Entering quiet Alstead Center is stepping back into the 19th century without the assistance of imagination. This is the original settlement of Alstead, and about one-third of the
original buildings remain. I first gazed on the fascinating all decorative tin interior (circa 1905 – and worth the visit) of the First Congregational Church (third church on this site) where I was encouraged by my hostess to visit her daughter’s Amos Shepard Tavern B&B across the way. Ann and Tim painstakingly spent over three years restoring and accentuating the architectural eye-candy within the building’s walls and now operate it as a B&B. I have now decided I do not need to travel hours for a grand B&B experience, I will soon just go
over the hills for a night – actually two centuries – away. Next it was down scenic and dirt, Camp Brook Road for Chase’s Mill at the foot of Lake Warren. Since 5th grade, when I made a waterwheel for a science fair project, I have had an affinity for waterwheels and old mills. And, when Ray Boas, Bookseller was in New Preston, Connecticut, the shop was in an old cider mill with my office on top of the waterfall.
Dan greeted me outside the mill, and then I was fortunate to have Margaret Chase tour me through all three levels. Dating from 1917, this is the third mill built on this foundation. Her Dad, Heman Chase, operated a woodshop here giving lessons to area children in the 1960s and 70s using water powered equipment which is still extant and operational. The flood of October, 2005 did knock out part of the metal culvert to the turbine, but otherwise the mill has been untouched for decades. The newly organized Mill Hollow Heritage Association is endeavoring to restore the mill and
create a working museum, and “voting with my dollars” I am now a “friend” of the organization.
A stop at the 2nd Congregational Church in East Alstead was next where I was told of the architectural changes over the years; such as creating a full second floor sanctuary which originally was an open balcony with pews. Next I drove around many of the other sites before parking at the Vilas Pool. How many times have you passed on Rt. 123A, but not toured the pool’s grounds? A gift to the town from Charles N. Vilas, Vilas dammed the Cold River to create the facility which opened in 1926 complete with swan boats similar to those used on the Boston Commons. The Vilas Pool, its buildings and grounds are a gem of a well-kept secret. Popularity waned I understand, but nostalgia is bringing it back. New caretakers have done a wonderful job
making it so inviting under the tall pines. Researching last night I found the Facebook page for the Pool (with 507 members), and “Liked” it so I would know what is happening. Perfect place for an afternoon picnic and book or two, cannot wait. Well, it is time for you to visit too, and July 13 will be a special day there, and I understand that the Carillion (built in 1930 with twelve bells and at the time the second largest in New England) will be played for the first time in many, many years.
My final planned stop in Alstead Village itself was at the former Universalist Church, now the Alstead Historical Society.

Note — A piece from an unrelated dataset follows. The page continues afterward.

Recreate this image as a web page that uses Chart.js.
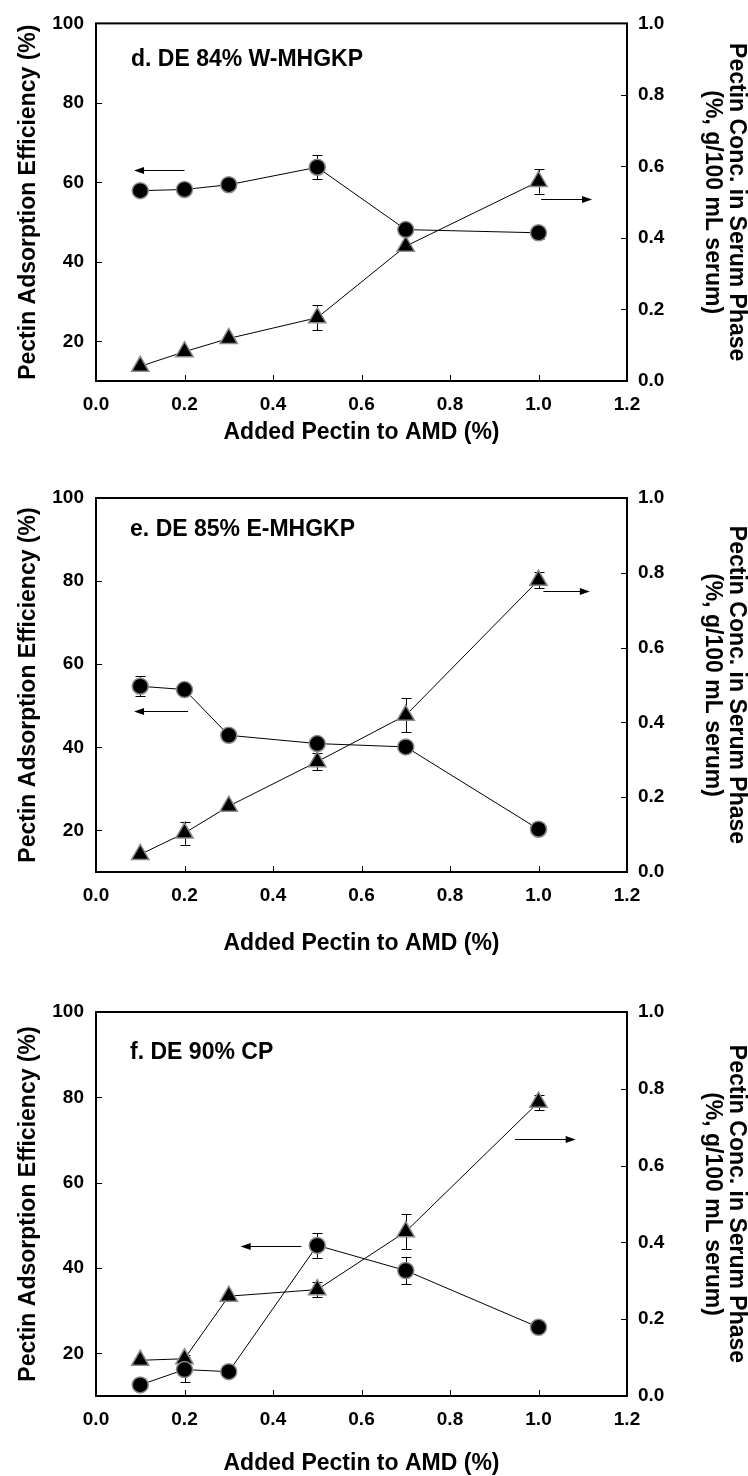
<!DOCTYPE html>
<html>
<head>
<meta charset="utf-8">
<title>Pectin adsorption vs. added pectin</title>
<script src="https://cdn.jsdelivr.net/npm/chart.js@4.4.1/dist/chart.umd.min.js"></script>
<style>
  html, body { margin: 0; padding: 0; background: #fff; }
  #wrap { position: relative; width: 748px; height: 1476px; overflow: hidden; }
  .panel { position: absolute; left: 0; width: 748px; }
  canvas { display: block; }
</style>
</head>
<body>
<div id="wrap">
  <div class="panel" style="top:0px"><canvas id="chartD" width="748" height="460"></canvas></div>
  <div class="panel" style="top:460px"><canvas id="chartE" width="748" height="500"></canvas></div>
  <div class="panel" style="top:960px"><canvas id="chartF" width="748" height="516"></canvas></div>
</div>
<script>
// Added pectin level (% of AMD) – shared x values
const addedPectin = [0.1, 0.2, 0.3, 0.5, 0.7, 1.0];

// Tick values
const xTickValues = [0, 0.2, 0.4, 0.6, 0.8, 1.0, 1.2];
const effTickValues = [20, 40, 60, 80, 100];
const concTickValues = [0, 0.2, 0.4, 0.6, 0.8, 1.0];

// d. DE 84% W-MHGKP
const effD      = [57.9, 58.2, 59.4, 63.8, 48.1, 47.3];
const effErrD   = [0, 0, 0, 3.0, 0, 1.5];
const concD     = [0.041, 0.082, 0.119, 0.177, 0.377, 0.558];
const concErrD  = [0, 0, 0, 0.035, 0.008, 0.034];

// e. DE 85% E-MHGKP
const effE      = [54.7, 53.9, 42.9, 40.9, 40.1, 20.3];
const effErrE   = [2.4, 0, 0, 0, 0, 0];
const concE     = [0.047, 0.104, 0.176, 0.295, 0.419, 0.78];
const concErrE  = [0, 0.031, 0, 0.022, 0.045, 0.021];

// f. DE 90% CP
const effF      = [12.6, 16.2, 15.7, 45.3, 39.4, 26.1];
const effErrF   = [0, 3.0, 0, 2.9, 3.2, 0];
const concF     = [0.093, 0.097, 0.26, 0.277, 0.428, 0.765];
const concErrF  = [0, 0.01, 0, 0.02, 0.045, 0.02];

// Panel captions
const captions = ['d. DE 84% W-MHGKP', 'e. DE 85% E-MHGKP', 'f. DE 90% CP'];

const FONT = "'Liberation Sans', Arial, Helvetica, sans-serif";

// Frame, inward ticks, error bars, caption and direction arrows
const figureDecor = {
  id: 'figureDecor',
  beforeDatasetsDraw(chart) {
    const ctx = chart.ctx;
    const errs = chart.options.plugins.figureDecor.errors;
    ctx.save();
    ctx.strokeStyle = '#000';
    ctx.lineWidth = 1;
    chart.data.datasets.forEach((ds, i) => {
      const meta = chart.getDatasetMeta(i);
      const scale = chart.scales[ds.yAxisID];
      const err = errs[i];
      meta.data.forEach((pt, j) => {
        const e = err[j];
        if (!e) return;
        const v = ds.data[j].y;
        const yTop = scale.getPixelForValue(v + e);
        const yBot = scale.getPixelForValue(v - e);
        const x = Math.round(pt.x) + 0.5;
        ctx.beginPath();
        ctx.moveTo(x, yTop); ctx.lineTo(x, yBot);
        ctx.moveTo(x - 5, Math.round(yTop) + 0.5); ctx.lineTo(x + 5, Math.round(yTop) + 0.5);
        ctx.moveTo(x - 5, Math.round(yBot) + 0.5); ctx.lineTo(x + 5, Math.round(yBot) + 0.5);
        ctx.stroke();
      });
    });
    ctx.restore();
  },
  afterDraw(chart) {
    const ctx = chart.ctx;
    const a = chart.chartArea;
    const opts = chart.options.plugins.figureDecor;
    const sx = chart.scales.x, sy = chart.scales.y, sy2 = chart.scales.y2;
    ctx.save();
    // plot frame
    ctx.strokeStyle = '#000';
    ctx.lineWidth = 2;
    ctx.strokeRect(a.left, a.top, a.right - a.left, a.bottom - a.top);
    // inward tick marks
    ctx.lineWidth = 1;
    ctx.beginPath();
    sx.ticks.forEach(t => {
      const x = Math.round(sx.getPixelForValue(t.value)) + 0.5;
      ctx.moveTo(x, a.bottom); ctx.lineTo(x, a.bottom - 6);
    });
    sy.ticks.forEach(t => {
      const y = Math.round(sy.getPixelForValue(t.value)) + 0.5;
      ctx.moveTo(a.left, y); ctx.lineTo(a.left + 6, y);
    });
    sy2.ticks.forEach(t => {
      const y = Math.round(sy2.getPixelForValue(t.value)) + 0.5;
      ctx.moveTo(a.right, y); ctx.lineTo(a.right - 6, y);
    });
    ctx.stroke();

    // caption
    ctx.fillStyle = '#000';
    ctx.font = 'bold 23px ' + FONT;
    ctx.textAlign = 'left';
    ctx.textBaseline = 'middle';
    ctx.fillText(opts.caption.text, sx.getPixelForValue(opts.caption.x), sy.getPixelForValue(opts.caption.y));

    // arrows pointing to the axis each series belongs to
    opts.arrows.forEach(ar => {
      const scale = chart.scales[ar.axis];
      const y = Math.round(scale.getPixelForValue(ar.at)) + 0.5;
      const x0 = sx.getPixelForValue(ar.from);
      const x1 = sx.getPixelForValue(ar.to);
      const dir = Math.sign(x1 - x0);
      ctx.lineWidth = 1.2;
      ctx.beginPath();
      ctx.moveTo(x0, y); ctx.lineTo(x1 - dir * 8, y);
      ctx.stroke();
      ctx.beginPath();
      ctx.moveTo(x1, y);
      ctx.lineTo(x1 - dir * 10, y - 3.5);
      ctx.lineTo(x1 - dir * 10, y + 3.5);
      ctx.closePath();
      ctx.fill();
    });
    ctx.restore();
  }
};

function buildPanel(canvasId, cfg) {
  const circles = addedPectin.map((x, i) => ({ x, y: cfg.eff[i] }));
  const triangles = addedPectin.map((x, i) => ({ x, y: cfg.conc[i] }));
  const tickFont = { family: FONT, size: 19, weight: 'bold' };
  const titleFont = { family: FONT, size: 23, weight: 'bold', lineHeight: 1.1 };

  return new Chart(document.getElementById(canvasId), {
    type: 'line',
    data: {
      datasets: [
        {
          label: 'Adsorption efficiency',
          data: circles,
          yAxisID: 'y',
          borderColor: '#000',
          borderWidth: 1,
          pointStyle: 'circle',
          pointRadius: 8,
          pointBackgroundColor: '#000',
          pointBorderColor: '#8a8a8a',
          pointBorderWidth: 1.5,
          tension: 0
        },
        {
          label: 'Serum concentration',
          data: triangles,
          yAxisID: 'y2',
          borderColor: '#000',
          borderWidth: 1,
          pointStyle: 'triangle',
          pointRadius: 10,
          pointBackgroundColor: '#000',
          pointBorderColor: '#8a8a8a',
          pointBorderWidth: 1.5,
          tension: 0
        }
      ]
    },
    options: {
      responsive: false,
      animation: false,
      devicePixelRatio: 1,
      layout: { padding: { top: cfg.areaTop, left: 0, right: 0, bottom: 0 } },
      plugins: {
        legend: { display: false },
        tooltip: { enabled: false },
        figureDecor: {
          errors: [cfg.effErr, cfg.concErr],
          caption: cfg.caption,
          arrows: cfg.arrows
        }
      },
      scales: {
        x: {
          type: 'linear',
          position: 'bottom',
          min: 0, max: 1.2,
          grid: { display: false, drawTicks: false },
          border: { display: false },
          afterBuildTicks: s => { s.ticks = xTickValues.map(v => ({ value: v })); },
          afterFit: s => { s.height = cfg.axisHeight; },
          ticks: {
            color: '#000', font: tickFont, padding: 12, maxRotation: 0,
            callback: v => Number(v).toFixed(1)
          },
          title: {
            display: true, text: 'Added Pectin to AMD (%)', color: '#000',
            font: titleFont, padding: { top: 0, bottom: cfg.titlePad }
          }
        },
        y: {
          type: 'linear',
          position: 'left',
          min: 10, max: 100,
          grid: { display: false, drawTicks: false },
          border: { display: false },
          afterBuildTicks: s => { s.ticks = effTickValues.map(v => ({ value: v })); },
          afterFit: s => { s.width = 96; },
          ticks: { color: '#000', font: tickFont, padding: 12, callback: v => String(v) },
          title: {
            display: true, text: 'Pectin Adsorption Efficiency (%)', color: '#000',
            font: titleFont, padding: { top: 16, bottom: 0 }
          }
        },
        y2: {
          type: 'linear',
          position: 'right',
          min: 0, max: 1,
          grid: { display: false, drawTicks: false },
          border: { display: false },
          afterBuildTicks: s => { s.ticks = concTickValues.map(v => ({ value: v })); },
          afterFit: s => { s.width = 121; },
          ticks: { color: '#000', font: tickFont, padding: 11, callback: v => Number(v).toFixed(1) },
          title: {
            display: true,
            text: ['Pectin Conc. in Serum Phase', '(%, g/100 mL serum)'],
            color: '#000',
            font: { family: FONT, size: 23, weight: 'bold', lineHeight: 1.04 },
            padding: { top: 0, bottom: 0 }
          }
        }
      }
    },
    plugins: [figureDecor]
  });
}

buildPanel('chartD', {
  areaTop: 16, axisHeight: 79, titlePad: 15,
  eff: effD, effErr: effErrD, conc: concD, concErr: concErrD,
  caption: { text: captions[0], x: 0.079, y: 90.9 },
  arrows: [
    { axis: 'y', at: 63.1, from: 0.2, to: 0.086 },
    { axis: 'y2', at: 0.51, from: 1.006, to: 1.121 }
  ]
});

buildPanel('chartE', {
  areaTop: 38, axisHeight: 88, titlePad: 4,
  eff: effE, effErr: effErrE, conc: concE, concErr: concErrE,
  caption: { text: captions[1], x: 0.077, y: 92.3 },
  arrows: [
    { axis: 'y', at: 48.7, from: 0.208, to: 0.086 },
    { axis: 'y2', at: 0.751, from: 1.011, to: 1.116 }
  ]
});

buildPanel('chartF', {
  areaTop: 52, axisHeight: 80, titlePad: 0,
  eff: effF, effErr: effErrF, conc: concF, concErr: concErrF,
  caption: { text: captions[2], x: 0.077, y: 90.4 },
  arrows: [
    { axis: 'y', at: 45.2, from: 0.464, to: 0.327 },
    { axis: 'y2', at: 0.668, from: 0.947, to: 1.084 }
  ]
});
</script>
</body>
</html>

Bruce Bellows spent a great deal of time with me telling me about the renovations to the building acquired by the town in 1971, and sharing the collections. I particularly enjoyed the “upstairs” which was like visiting a well-preserved attic. I know I was born in the wrong century.
The “Sestercentennial Town-wide Tour” will be held again on August 3rd and September 21st, with “Vilas Pool Day” on July 13th.
1. You buy a copy of the Alstead, NH 250th Anniversary Booklet and take the tour.
2. You plan an outing at the Vilas Pool
3. You become a member of the Mill Hollow Heritage Association ( firstname.lastname@example.org ) to assist in preserving Chase’s Mill
4. You plan a centuries past getaway at The General Amos Shepard Bed and Breakfast, although it is but a 15 minutes drive away.